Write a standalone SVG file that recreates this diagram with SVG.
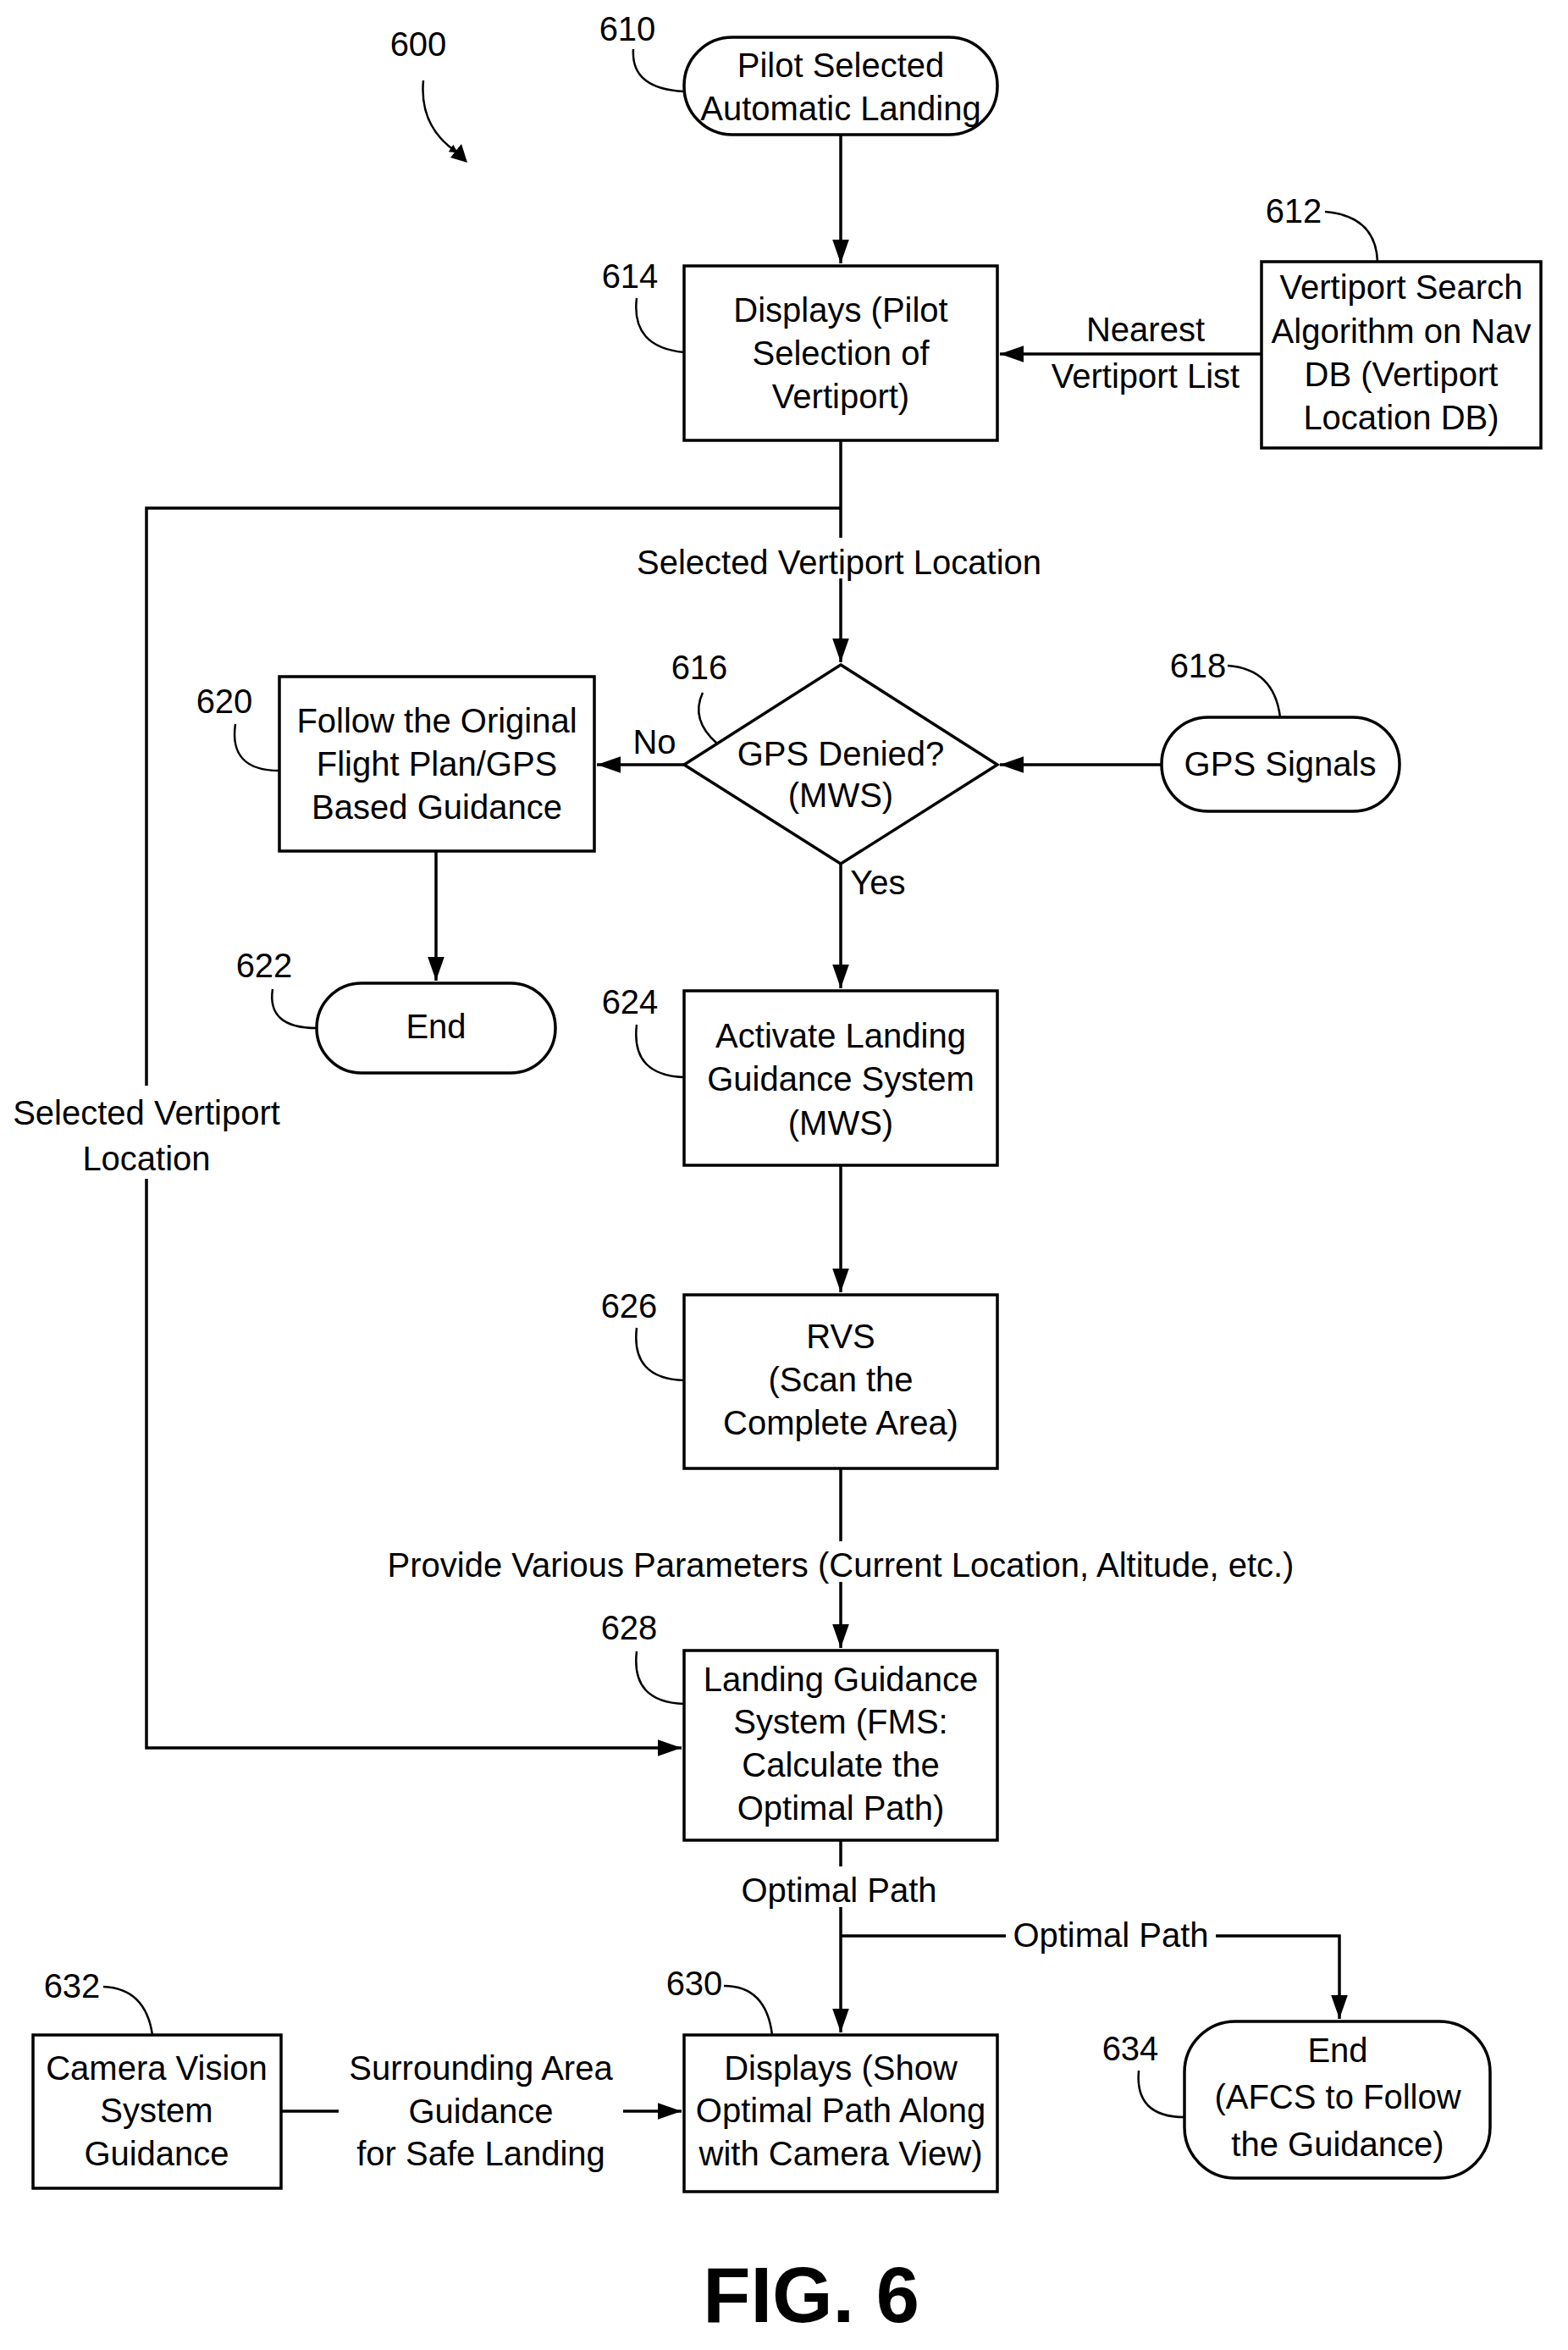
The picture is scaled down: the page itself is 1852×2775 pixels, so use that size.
<svg xmlns="http://www.w3.org/2000/svg" width="1852" height="2775" viewBox="0 0 1852 2775">
<style>
.n{fill:#fff;stroke:#000;stroke-width:3.5}
.c{fill:none;stroke:#000;stroke-width:3.5}
.l{fill:none;stroke:#000;stroke-width:2.5}
text{font-family:"Liberation Sans Narrow","Liberation Sans",Arial,sans-serif;font-size:40px;text-anchor:middle;fill:#000}
.bg{fill:#fff;stroke:none}
</style>
<defs><marker id="a" markerWidth="10" markerHeight="10" refX="9" refY="5" orient="auto" markerUnits="userSpaceOnUse" viewBox="0 0 10 10"><path d="M0,0L10,5L0,10z"/></marker>
<marker id="ah" viewBox="0 0 10 10" refX="10" refY="5" markerWidth="28" markerHeight="28" markerUnits="userSpaceOnUse" orient="auto"><path d="M0,1.5L10,5L0,8.5z"/></marker></defs>
<rect width="1852" height="2775" fill="#fff"/>
<g id="connectors">
<path class="c" d="M993,159V311" marker-end="url(#ah)"/>
<path class="c" d="M1490,418H1181" marker-end="url(#ah)"/>
<path class="c" d="M993,520V782" marker-end="url(#ah)"/>
<path class="c" d="M993,600H173V2064H805" marker-end="url(#ah)"/>
<path class="c" d="M1372,903H1181" marker-end="url(#ah)"/>
<path class="c" d="M808,903H705" marker-end="url(#ah)"/>
<path class="c" d="M515,1005V1158" marker-end="url(#ah)"/>
<path class="c" d="M993,1020V1167" marker-end="url(#ah)"/>
<path class="c" d="M993,1376V1526" marker-end="url(#ah)"/>
<path class="c" d="M993,1734V1946" marker-end="url(#ah)"/>
<path class="c" d="M993,2173V2400" marker-end="url(#ah)"/>
<path class="c" d="M993,2286H1582V2384" marker-end="url(#ah)"/>
<path class="c" d="M332,2493H805" marker-end="url(#ah)"/>
<rect class="bg" x="745" y="635" width="492" height="48"/>
<text x="991" y="678">Selected Vertiport Location</text>
<rect class="bg" x="20" y="1282" width="306" height="110"/>
<text x="173" y="1328">Selected Vertiport</text>
<text x="173" y="1382">Location</text>
<rect class="bg" x="450" y="1820" width="1086" height="48"/>
<text x="993" y="1862">Provide Various Parameters (Current Location, Altitude, etc.)</text>
<rect class="bg" x="870" y="2204" width="244" height="48"/>
<text x="991" y="2246">Optimal Path</text>
<rect class="bg" x="1188" y="2262" width="248" height="48"/>
<text x="1312" y="2299">Optimal Path</text>
<rect class="bg" x="400" y="2468" width="336" height="50"/>
<text x="568" y="2456">Surrounding Area</text>
<text x="568" y="2507">Guidance</text>
<text x="568" y="2557">for Safe Landing</text>
<text x="1353" y="403">Nearest</text>
<text x="1353" y="458">Vertiport List</text>
<text x="773" y="890">No</text>
<text x="1037" y="1056">Yes</text>
</g>
<g id="n600"><text x="494" y="66">600</text><path class="l" d="M500,95Q495,150 540,180" marker-end="url(#a)"/><path d="M552,192L532,186L545,170z"/></g>
<g id="n610"><rect class="n" x="808" y="44" width="370" height="115" rx="57"/><text x="993" y="91">Pilot Selected</text><text x="993" y="142">Automatic Landing</text><text x="741" y="48">610</text><path class="l" d="M748,58Q745,105 808,108"/></g>
<g id="n614"><rect class="n" x="808" y="314" width="370" height="206"/><text x="993" y="380">Displays (Pilot</text><text x="993" y="431">Selection of</text><text x="993" y="482">Vertiport)</text><text x="744" y="340">614</text><path class="l" d="M752,352Q745,410 808,416"/></g>
<g id="n612"><rect class="n" x="1490" y="309" width="330" height="220"/><text x="1655" y="353">Vertiport Search</text><text x="1655" y="405">Algorithm on Nav</text><text x="1655" y="456">DB (Vertiport</text><text x="1655" y="507">Location DB)</text><text x="1528" y="263">612</text><path class="l" d="M1565,250Q1625,255 1627,309"/></g>
<g id="n616"><path class="n" d="M993,785L1178,903L993,1020L808,903z"/><text x="993" y="904">GPS Denied?</text><text x="993" y="953">(MWS)</text><text x="826" y="802">616</text><path class="l" d="M830,818Q815,850 847,878"/></g>
<g id="n618"><rect class="n" x="1372" y="847" width="281" height="111" rx="55"/><text x="1512" y="916">GPS Signals</text><text x="1415" y="800">618</text><path class="l" d="M1450,786Q1505,790 1512,847"/></g>
<g id="n620"><rect class="n" x="330" y="799" width="372" height="206"/><text x="516" y="865">Follow the Original</text><text x="516" y="916">Flight Plan/GPS</text><text x="516" y="967">Based Guidance</text><text x="265" y="842">620</text><path class="l" d="M278,855Q270,910 330,910"/></g>
<g id="n622"><rect class="n" x="374" y="1161" width="282" height="106" rx="53"/><text x="515" y="1226">End</text><text x="312" y="1154">622</text><path class="l" d="M322,1168Q315,1214 374,1214"/></g>
<g id="n624"><rect class="n" x="808" y="1170" width="370" height="206"/><text x="993" y="1237">Activate Landing</text><text x="993" y="1288">Guidance System</text><text x="993" y="1340">(MWS)</text><text x="744" y="1197">624</text><path class="l" d="M752,1210Q745,1270 808,1272"/></g>
<g id="n626"><rect class="n" x="808" y="1529" width="370" height="205"/><text x="993" y="1592">RVS</text><text x="993" y="1643">(Scan the</text><text x="993" y="1694">Complete Area)</text><text x="743" y="1556">626</text><path class="l" d="M752,1568Q745,1628 808,1630"/></g>
<g id="n628"><rect class="n" x="808" y="1949" width="370" height="224"/><text x="993" y="1997">Landing Guidance</text><text x="993" y="2047">System (FMS:</text><text x="993" y="2098">Calculate the</text><text x="993" y="2149">Optimal Path)</text><text x="743" y="1936">628</text><path class="l" d="M752,1950Q745,2010 808,2012"/></g>
<g id="n630"><rect class="n" x="808" y="2403" width="370" height="185"/><text x="993" y="2456">Displays (Show</text><text x="993" y="2506">Optimal Path Along</text><text x="993" y="2557">with Camera View)</text><text x="820" y="2356">630</text><path class="l" d="M855,2345Q905,2345 912,2403"/></g>
<g id="n632"><rect class="n" x="39" y="2403" width="293" height="181"/><text x="185" y="2456">Camera Vision</text><text x="185" y="2506">System</text><text x="185" y="2557">Guidance</text><text x="85" y="2359">632</text><path class="l" d="M122,2346Q172,2348 180,2403"/></g>
<g id="n634"><rect class="n" x="1399" y="2387" width="361" height="185" rx="60"/><text x="1580" y="2435">End</text><text x="1580" y="2490">(AFCS to Follow</text><text x="1580" y="2546">the Guidance)</text><text x="1335" y="2433">634</text><path class="l" d="M1345,2445Q1340,2500 1399,2500"/></g>
<text x="958" y="2742" style="font-family:'Liberation Sans',Arial,sans-serif;font-size:92px;font-weight:bold">FIG. 6</text>
</svg>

============

Repeat the material above verbatim. Leave the pictures behind.

Write a standalone SVG file that recreates this diagram with SVG.
The picture is scaled down: the page itself is 1852×2775 pixels, so use that size.
<svg xmlns="http://www.w3.org/2000/svg" width="1852" height="2775" viewBox="0 0 1852 2775">
<style>
.n{fill:#fff;stroke:#000;stroke-width:3.5}
.c{fill:none;stroke:#000;stroke-width:3.5}
.l{fill:none;stroke:#000;stroke-width:2.5}
text{font-family:"Liberation Sans Narrow","Liberation Sans",Arial,sans-serif;font-size:40px;text-anchor:middle;fill:#000}
.bg{fill:#fff;stroke:none}
</style>
<defs><marker id="a" markerWidth="10" markerHeight="10" refX="9" refY="5" orient="auto" markerUnits="userSpaceOnUse" viewBox="0 0 10 10"><path d="M0,0L10,5L0,10z"/></marker>
<marker id="ah" viewBox="0 0 10 10" refX="10" refY="5" markerWidth="28" markerHeight="28" markerUnits="userSpaceOnUse" orient="auto"><path d="M0,1.5L10,5L0,8.5z"/></marker></defs>
<rect width="1852" height="2775" fill="#fff"/>
<g id="connectors">
<path class="c" d="M993,159V311" marker-end="url(#ah)"/>
<path class="c" d="M1490,418H1181" marker-end="url(#ah)"/>
<path class="c" d="M993,520V782" marker-end="url(#ah)"/>
<path class="c" d="M993,600H173V2064H805" marker-end="url(#ah)"/>
<path class="c" d="M1372,903H1181" marker-end="url(#ah)"/>
<path class="c" d="M808,903H705" marker-end="url(#ah)"/>
<path class="c" d="M515,1005V1158" marker-end="url(#ah)"/>
<path class="c" d="M993,1020V1167" marker-end="url(#ah)"/>
<path class="c" d="M993,1376V1526" marker-end="url(#ah)"/>
<path class="c" d="M993,1734V1946" marker-end="url(#ah)"/>
<path class="c" d="M993,2173V2400" marker-end="url(#ah)"/>
<path class="c" d="M993,2286H1582V2384" marker-end="url(#ah)"/>
<path class="c" d="M332,2493H805" marker-end="url(#ah)"/>
<rect class="bg" x="745" y="635" width="492" height="48"/>
<text x="991" y="678">Selected Vertiport Location</text>
<rect class="bg" x="20" y="1282" width="306" height="110"/>
<text x="173" y="1328">Selected Vertiport</text>
<text x="173" y="1382">Location</text>
<rect class="bg" x="450" y="1820" width="1086" height="48"/>
<text x="993" y="1862">Provide Various Parameters (Current Location, Altitude, etc.)</text>
<rect class="bg" x="870" y="2204" width="244" height="48"/>
<text x="991" y="2246">Optimal Path</text>
<rect class="bg" x="1188" y="2262" width="248" height="48"/>
<text x="1312" y="2299">Optimal Path</text>
<rect class="bg" x="400" y="2468" width="336" height="50"/>
<text x="568" y="2456">Surrounding Area</text>
<text x="568" y="2507">Guidance</text>
<text x="568" y="2557">for Safe Landing</text>
<text x="1353" y="403">Nearest</text>
<text x="1353" y="458">Vertiport List</text>
<text x="773" y="890">No</text>
<text x="1037" y="1056">Yes</text>
</g>
<g id="n600"><text x="494" y="66">600</text><path class="l" d="M500,95Q495,150 540,180" marker-end="url(#a)"/><path d="M552,192L532,186L545,170z"/></g>
<g id="n610"><rect class="n" x="808" y="44" width="370" height="115" rx="57"/><text x="993" y="91">Pilot Selected</text><text x="993" y="142">Automatic Landing</text><text x="741" y="48">610</text><path class="l" d="M748,58Q745,105 808,108"/></g>
<g id="n614"><rect class="n" x="808" y="314" width="370" height="206"/><text x="993" y="380">Displays (Pilot</text><text x="993" y="431">Selection of</text><text x="993" y="482">Vertiport)</text><text x="744" y="340">614</text><path class="l" d="M752,352Q745,410 808,416"/></g>
<g id="n612"><rect class="n" x="1490" y="309" width="330" height="220"/><text x="1655" y="353">Vertiport Search</text><text x="1655" y="405">Algorithm on Nav</text><text x="1655" y="456">DB (Vertiport</text><text x="1655" y="507">Location DB)</text><text x="1528" y="263">612</text><path class="l" d="M1565,250Q1625,255 1627,309"/></g>
<g id="n616"><path class="n" d="M993,785L1178,903L993,1020L808,903z"/><text x="993" y="904">GPS Denied?</text><text x="993" y="953">(MWS)</text><text x="826" y="802">616</text><path class="l" d="M830,818Q815,850 847,878"/></g>
<g id="n618"><rect class="n" x="1372" y="847" width="281" height="111" rx="55"/><text x="1512" y="916">GPS Signals</text><text x="1415" y="800">618</text><path class="l" d="M1450,786Q1505,790 1512,847"/></g>
<g id="n620"><rect class="n" x="330" y="799" width="372" height="206"/><text x="516" y="865">Follow the Original</text><text x="516" y="916">Flight Plan/GPS</text><text x="516" y="967">Based Guidance</text><text x="265" y="842">620</text><path class="l" d="M278,855Q270,910 330,910"/></g>
<g id="n622"><rect class="n" x="374" y="1161" width="282" height="106" rx="53"/><text x="515" y="1226">End</text><text x="312" y="1154">622</text><path class="l" d="M322,1168Q315,1214 374,1214"/></g>
<g id="n624"><rect class="n" x="808" y="1170" width="370" height="206"/><text x="993" y="1237">Activate Landing</text><text x="993" y="1288">Guidance System</text><text x="993" y="1340">(MWS)</text><text x="744" y="1197">624</text><path class="l" d="M752,1210Q745,1270 808,1272"/></g>
<g id="n626"><rect class="n" x="808" y="1529" width="370" height="205"/><text x="993" y="1592">RVS</text><text x="993" y="1643">(Scan the</text><text x="993" y="1694">Complete Area)</text><text x="743" y="1556">626</text><path class="l" d="M752,1568Q745,1628 808,1630"/></g>
<g id="n628"><rect class="n" x="808" y="1949" width="370" height="224"/><text x="993" y="1997">Landing Guidance</text><text x="993" y="2047">System (FMS:</text><text x="993" y="2098">Calculate the</text><text x="993" y="2149">Optimal Path)</text><text x="743" y="1936">628</text><path class="l" d="M752,1950Q745,2010 808,2012"/></g>
<g id="n630"><rect class="n" x="808" y="2403" width="370" height="185"/><text x="993" y="2456">Displays (Show</text><text x="993" y="2506">Optimal Path Along</text><text x="993" y="2557">with Camera View)</text><text x="820" y="2356">630</text><path class="l" d="M855,2345Q905,2345 912,2403"/></g>
<g id="n632"><rect class="n" x="39" y="2403" width="293" height="181"/><text x="185" y="2456">Camera Vision</text><text x="185" y="2506">System</text><text x="185" y="2557">Guidance</text><text x="85" y="2359">632</text><path class="l" d="M122,2346Q172,2348 180,2403"/></g>
<g id="n634"><rect class="n" x="1399" y="2387" width="361" height="185" rx="60"/><text x="1580" y="2435">End</text><text x="1580" y="2490">(AFCS to Follow</text><text x="1580" y="2546">the Guidance)</text><text x="1335" y="2433">634</text><path class="l" d="M1345,2445Q1340,2500 1399,2500"/></g>
<text x="958" y="2742" style="font-family:'Liberation Sans',Arial,sans-serif;font-size:92px;font-weight:bold">FIG. 6</text>
</svg>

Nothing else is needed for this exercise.